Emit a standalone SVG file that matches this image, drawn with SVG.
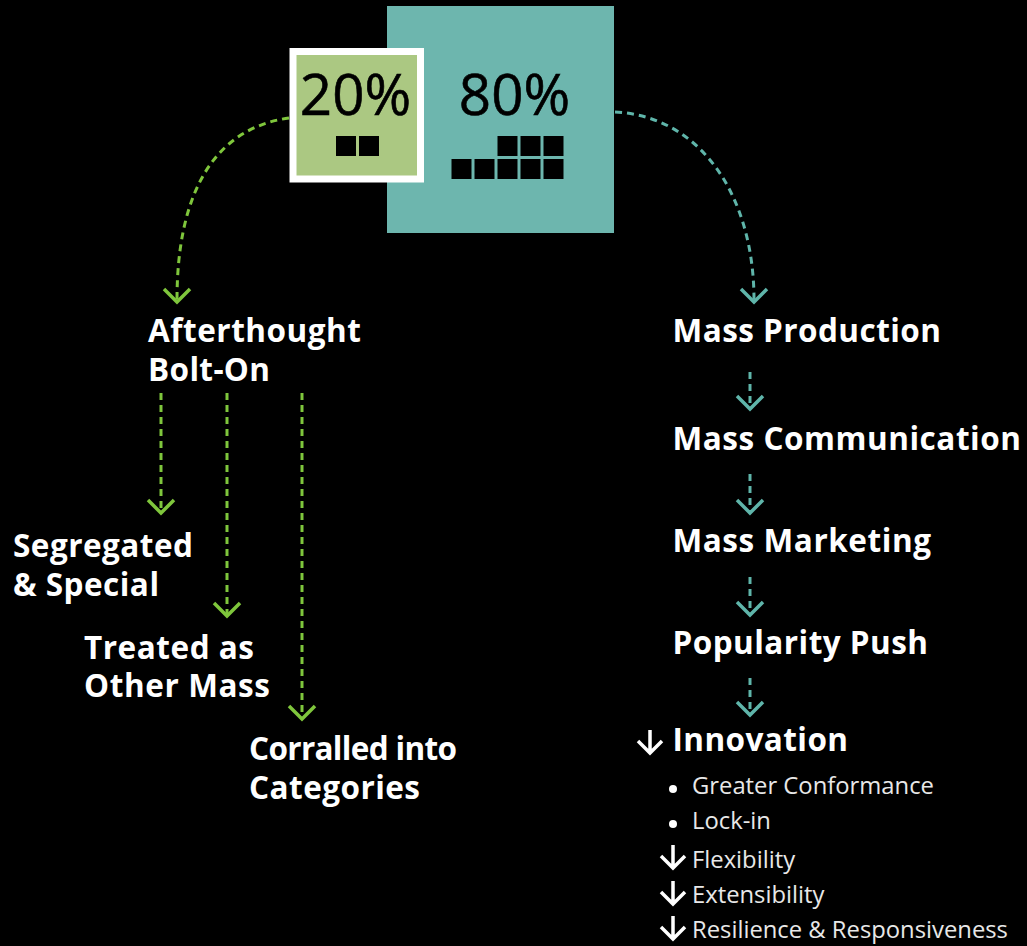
<svg xmlns="http://www.w3.org/2000/svg" width="1027" height="946" viewBox="0 0 1027 946">
<style>
text{font-family:"Open Sans","Noto Sans","Liberation Sans",sans-serif;fill:#fff}
.h{font-size:31.500px;font-weight:700}
.s{font-size:23.800px;font-weight:400;fill:#e8e8e8}
.p{font-size:56.500px;font-weight:500;fill:#000;stroke:#000;stroke-width:.6px}
.g{fill:none;stroke:#7fc63c;stroke-width:3;stroke-dasharray:7 5}
.t{fill:none;stroke:#5fb5aa;stroke-width:3;stroke-dasharray:7 5}
.ga{fill:none;stroke:#7fc63c;stroke-width:3.500}
.ta{fill:none;stroke:#5fb5aa;stroke-width:3.500}
.wa{fill:none;stroke:#fff;stroke-width:3.500}
.k{fill:#000}
</style>
<defs>
<path id="chev" d="M-13 -13L0 0L13 -13"/>
<path id="down" d="M0 -23V0M-12 -12L0 0L12 -12"/>
<rect id="sq" width="20" height="20"/>
</defs>
<rect width="1027" height="946" fill="#000"/>
<g id="connectors">
<path class="g" d="M289 118C216 128 177 190 177 300"/>
<use href="#chev" x="177" y="302" class="ga"/>
<path class="t" d="M615 112C700 116 754 195 754 300"/>
<use href="#chev" x="754" y="302" class="ta"/>
<path class="g" d="M161 393V511"/><use href="#chev" x="161" y="513" class="ga"/>
<path class="g" d="M227 393V614"/><use href="#chev" x="227" y="616" class="ga"/>
<path class="g" d="M302 393V717"/><use href="#chev" x="302" y="719" class="ga"/>
<path class="t" d="M750 372V407"/><use href="#chev" x="750" y="409" class="ta"/>
<path class="t" d="M750 474V511"/><use href="#chev" x="750" y="513" class="ta"/>
<path class="t" d="M750 577V613"/><use href="#chev" x="750" y="615" class="ta"/>
<path class="t" d="M750 678V713"/><use href="#chev" x="750" y="715" class="ta"/>
</g>
<g id="node-80">
<rect x="387" y="6" width="227" height="227" fill="#6db6ae"/>
<text class="p" x="514.500" y="115" text-anchor="middle">80%</text>
<g class="k">
<use href="#sq" x="497.500" y="136"/><use href="#sq" x="520.500" y="136"/><use href="#sq" x="543.500" y="136"/>
<use href="#sq" x="451.500" y="159"/><use href="#sq" x="474.500" y="159"/><use href="#sq" x="497.500" y="159"/><use href="#sq" x="520.500" y="159"/><use href="#sq" x="543.500" y="159"/>
</g>
</g>
<g id="node-20">
<rect x="293" y="51.500" width="127.500" height="127.500" fill="#abc882" stroke="#fff" stroke-width="7"/>
<text class="p" x="355.500" y="115" text-anchor="middle">20%</text>
<g class="k"><use href="#sq" x="336" y="136"/><use href="#sq" x="359" y="136"/></g>
</g>
<g id="node-afterthought"><text class="h" x="148" y="342" textLength="213">Afterthought</text><text class="h" x="148" y="381" textLength="122">Bolt-On</text></g>
<g id="node-segregated"><text class="h" x="13" y="557" textLength="180">Segregated</text><text class="h" x="13" y="596" textLength="146">&amp; Special</text></g>
<g id="node-treated"><text class="h" x="84" y="659" textLength="170">Treated as</text><text class="h" x="84" y="697" textLength="186">Other Mass</text></g>
<g id="node-corralled"><text class="h" x="249" y="760" textLength="208">Corralled into</text><text class="h" x="249" y="799" textLength="171">Categories</text></g>
<g id="node-production"><text class="h" x="672.500" y="342" textLength="268.500">Mass Production</text></g>
<g id="node-communication"><text class="h" x="672.500" y="450" textLength="348.500">Mass Communication</text></g>
<g id="node-marketing"><text class="h" x="672.500" y="552" textLength="258.500">Mass Marketing</text></g>
<g id="node-popularity"><text class="h" x="672.500" y="654" textLength="255.500">Popularity Push</text></g>
<g id="node-innovation">
<use href="#down" x="650" y="753" class="wa"/>
<text class="h" x="672.500" y="751" textLength="175.500">Innovation</text>
<circle cx="673" cy="789" r="4" fill="#fff"/>
<text class="s" x="692" y="794">Greater Conformance</text>
<circle cx="673" cy="824" r="4" fill="#fff"/>
<text class="s" x="692" y="829">Lock-in</text>
<use href="#down" x="673" y="868" class="wa"/>
<text class="s" x="692" y="868">Flexibility</text>
<use href="#down" x="673" y="904" class="wa"/>
<text class="s" x="692" y="903">Extensibility</text>
<use href="#down" x="673" y="939" class="wa"/>
<text class="s" x="692" y="938">Resilience &amp; Responsiveness</text>
</g>
</svg>
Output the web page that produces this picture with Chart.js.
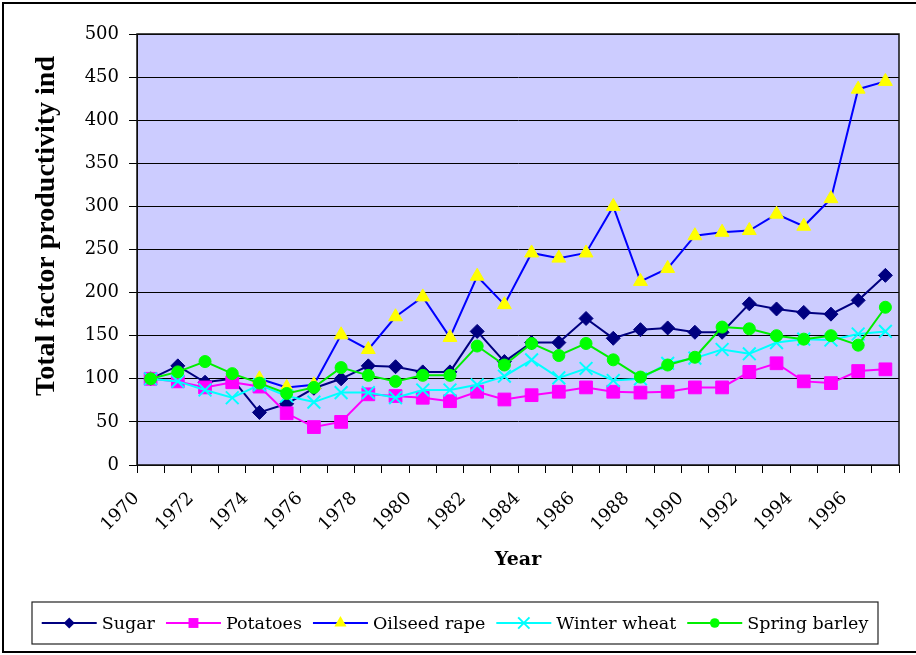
<!DOCTYPE html>
<html><head><meta charset="utf-8">
<script src="https://cdn.jsdelivr.net/npm/chart.js@4/dist/chart.umd.min.js"></script>
<style>html,body{margin:0;padding:0;background:#fff}canvas{display:block}</style>
</head><body>
<canvas id="c" width="916" height="655"></canvas>
<script>
const years = ['1970','1971','1972','1973','1974','1975','1976','1977','1978','1979','1980','1981','1982','1983','1984','1985','1986','1987','1988','1989','1990','1991','1992','1993','1994','1995','1996','1997'];
const tickLabels = ['1970','1972','1974','1976','1978','1980','1982','1984','1986','1988','1990','1992','1994','1996'];
const yTicks = [0,50,100,150,200,250,300,350,400,450,500];
const sugar = [100,115,96,100,61,71,89,100,115,114,108,108,155,120,142,142,170,147,157,159,154,154,187,181,177,175,191,220];
const potatoes = [100,97,90,96,91,60,44,50,82,80,78,74,85,76,81,85,90,85,84,85,90,90,108,118,97,95,109,111];
const oilseedRape = [null,null,null,null,100,90,93,151,134,172,195,148,219,186,246,240,246,300,213,228,266,270,272,291,277,309,436,445];
const winterWheat = [100,97,87,78,93,80,73,84,84,78,87,87,93,103,122,101,112,98,100,118,124,134,129,142,146,145,152,155];
const springBarley = [100,108,120,106,95,83,90,113,104,97,104,104,138,116,141,127,141,122,102,116,125,160,158,150,146,150,139,183];
const yTitle = 'Total factor productivity ind';
const xTitle = 'Year';

const SERIF = '"DejaVu Serif", "Liberation Serif", serif';

function mk(label, data, line, fill, style, r, bw, order){
  return {label, data, borderColor:line, backgroundColor:fill, borderWidth:2,
    pointStyle:style, pointRadius:r, pointHoverRadius:r, pointBackgroundColor:fill,
    pointBorderColor: style==='crossRot'?line:fill, pointBorderWidth:bw, tension:0, order, fill:false};
}

function drawMarker(ctx, style, x, y, r, fill, stroke, bw){
  ctx.save();
  ctx.fillStyle = fill; ctx.strokeStyle = stroke; ctx.lineWidth = bw;
  ctx.beginPath();
  if (style==='rectRot'){ ctx.moveTo(x-r,y); ctx.lineTo(x,y-r); ctx.lineTo(x+r,y); ctx.lineTo(x,y+r); ctx.closePath(); ctx.fill(); }
  else if (style==='rect'){ const s=r*Math.SQRT1_2; ctx.rect(x-s,y-s,2*s,2*s); ctx.fill(); }
  else if (style==='triangle'){ ctx.moveTo(x,y-r); ctx.lineTo(x+r*0.866,y+r*0.5); ctx.lineTo(x-r*0.866,y+r*0.5); ctx.closePath(); ctx.fill(); }
  else if (style==='circle'){ ctx.arc(x,y,r,0,Math.PI*2); ctx.fill(); }
  else if (style==='crossRot'){ const s=r*Math.SQRT1_2; ctx.moveTo(x-s,y-s); ctx.lineTo(x+s,y+s); ctx.moveTo(x-s,y+s); ctx.lineTo(x+s,y-s); ctx.stroke(); }
  ctx.restore();
}

const deco = {
  id:'deco',
  beforeDraw(chart){
    const {ctx, chartArea:a} = chart;
    ctx.save();
    ctx.fillStyle='#fff'; ctx.fillRect(0,0,chart.width,chart.height);
    ctx.fillStyle='#CCCCFF'; ctx.fillRect(a.left,a.top,a.right-a.left,a.bottom-a.top);
    ctx.restore();
  },
  afterDraw(chart){
    const {ctx, chartArea:a} = chart;
    ctx.save();
    ctx.strokeStyle='#000'; ctx.lineWidth=2;
    ctx.strokeRect(3,3,940,649);
    ctx.strokeStyle='#111'; ctx.lineWidth=1.5;
    ctx.strokeRect(a.left,a.top,a.right-a.left,a.bottom-a.top);
    ctx.fillStyle='#000';
    ctx.font='bold 28px "Liberation Serif", serif';
    ctx.textAlign='center'; ctx.textBaseline='alphabetic';
    ctx.translate(54,226); ctx.rotate(-Math.PI/2);
    ctx.fillText(yTitle,0,0);
    ctx.restore();

    ctx.save();
    const box = {l:32, t:602, r:878, b:644};
    ctx.fillStyle='#fff'; ctx.fillRect(box.l,box.t,box.r-box.l,box.b-box.t);
    ctx.strokeStyle='#222'; ctx.lineWidth=1.2;
    ctx.strokeRect(box.l,box.t,box.r-box.l,box.b-box.t);
    ctx.font='17.5px '+SERIF;
    const lineLen=55, gapText=5, gapItem=11;
    const ds = chart.data.datasets;
    const ws = ds.map(d=>ctx.measureText(d.label).width);
    let total = ws.reduce((s,w)=>s+lineLen+gapText+w,0)+gapItem*(ds.length-1);
    let x = (box.l+box.r)/2 - total/2;
    const y = (box.t+box.b)/2;
    ds.forEach((d,i)=>{
      ctx.strokeStyle=d.borderColor; ctx.lineWidth=2;
      ctx.beginPath(); ctx.moveTo(x,y); ctx.lineTo(x+lineLen,y); ctx.stroke();
      const legR = {rectRot:5.5, rect:7, triangle:7, circle:4.8, crossRot:8}[d.pointStyle];
      drawMarker(ctx, d.pointStyle, x+lineLen/2, y, legR, d.pointBackgroundColor, d.pointBorderColor, 2);
      ctx.fillStyle='#000'; ctx.textAlign='left'; ctx.textBaseline='middle';
      ctx.fillText(d.label, x+lineLen+gapText, y+1);
      x += lineLen+gapText+ws[i]+gapItem;
    });
    ctx.restore();
  }
};

new Chart(document.getElementById('c'), {
  type:'line',
  data:{
    labels: years,
    datasets:[
      mk('Sugar', sugar, '#000080', '#000080', 'rectRot', 7, 1, 5),
      mk('Potatoes', potatoes, '#FF00FF', '#FF00FF', 'rect', 9, 1, 4),
      mk('Oilseed rape', oilseedRape, '#0000FF', '#FFFF00', 'triangle', 8, 1, 3),
      mk('Winter wheat', winterWheat, '#00FFFF', '#00FFFF', 'crossRot', 9, 2, 2),
      mk('Spring barley', springBarley, '#00EE00', '#00FF00', 'circle', 6, 1, 1)
    ]
  },
  options:{
    responsive:false, animation:false,
    layout:{padding:{left:10, top:34, right:17, bottom:65}},
    plugins:{legend:{display:false}, tooltip:{enabled:false}},
    scales:{
      x:{
        type:'category', offset:true,
        grid:{offset:true, drawOnChartArea:false, drawTicks:true, tickLength:8, color:'#000'},
        border:{display:true, color:'#000', width:1},
        ticks:{autoSkip:false, minRotation:45, maxRotation:45, padding:15, labelOffset:-14, color:'#000',
          font:{family:SERIF, size:18},
          callback:function(v){ const l=this.getLabelForValue(v); return tickLabels.includes(l)?l:''; }},
        title:{display:true, text:xTitle, color:'#000', font:{family:SERIF, size:19, weight:'bold'}, padding:{top:0,bottom:19}},
        afterFit(s){ s.height=125; s.paddingLeft=0; s.paddingRight=0; }
      },
      y:{
        min:0, max:500,
        grid:{color:'#000', lineWidth:1, tickLength:8, drawTicks:true},
        border:{display:true, color:'#000', width:1},
        ticks:{stepSize:50, padding:10, color:'#000', font:{family:SERIF, size:18},
          callback:function(v){ return yTicks.includes(v)?String(v):''; }},
        afterFit(s){ s.width=127; s.paddingTop=0; s.paddingBottom=0; }
      }
    }
  },
  plugins:[deco]
});
</script>
</body></html>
--------------------------------------------------
• _REQUIRED WORK_: List all lines where "with" occurs.

• _COMPLETE ANSWER_:
Emit a standalone SVG file that matches this image, drawn with SVG.
Output the web page that produces this picture with Chart.js.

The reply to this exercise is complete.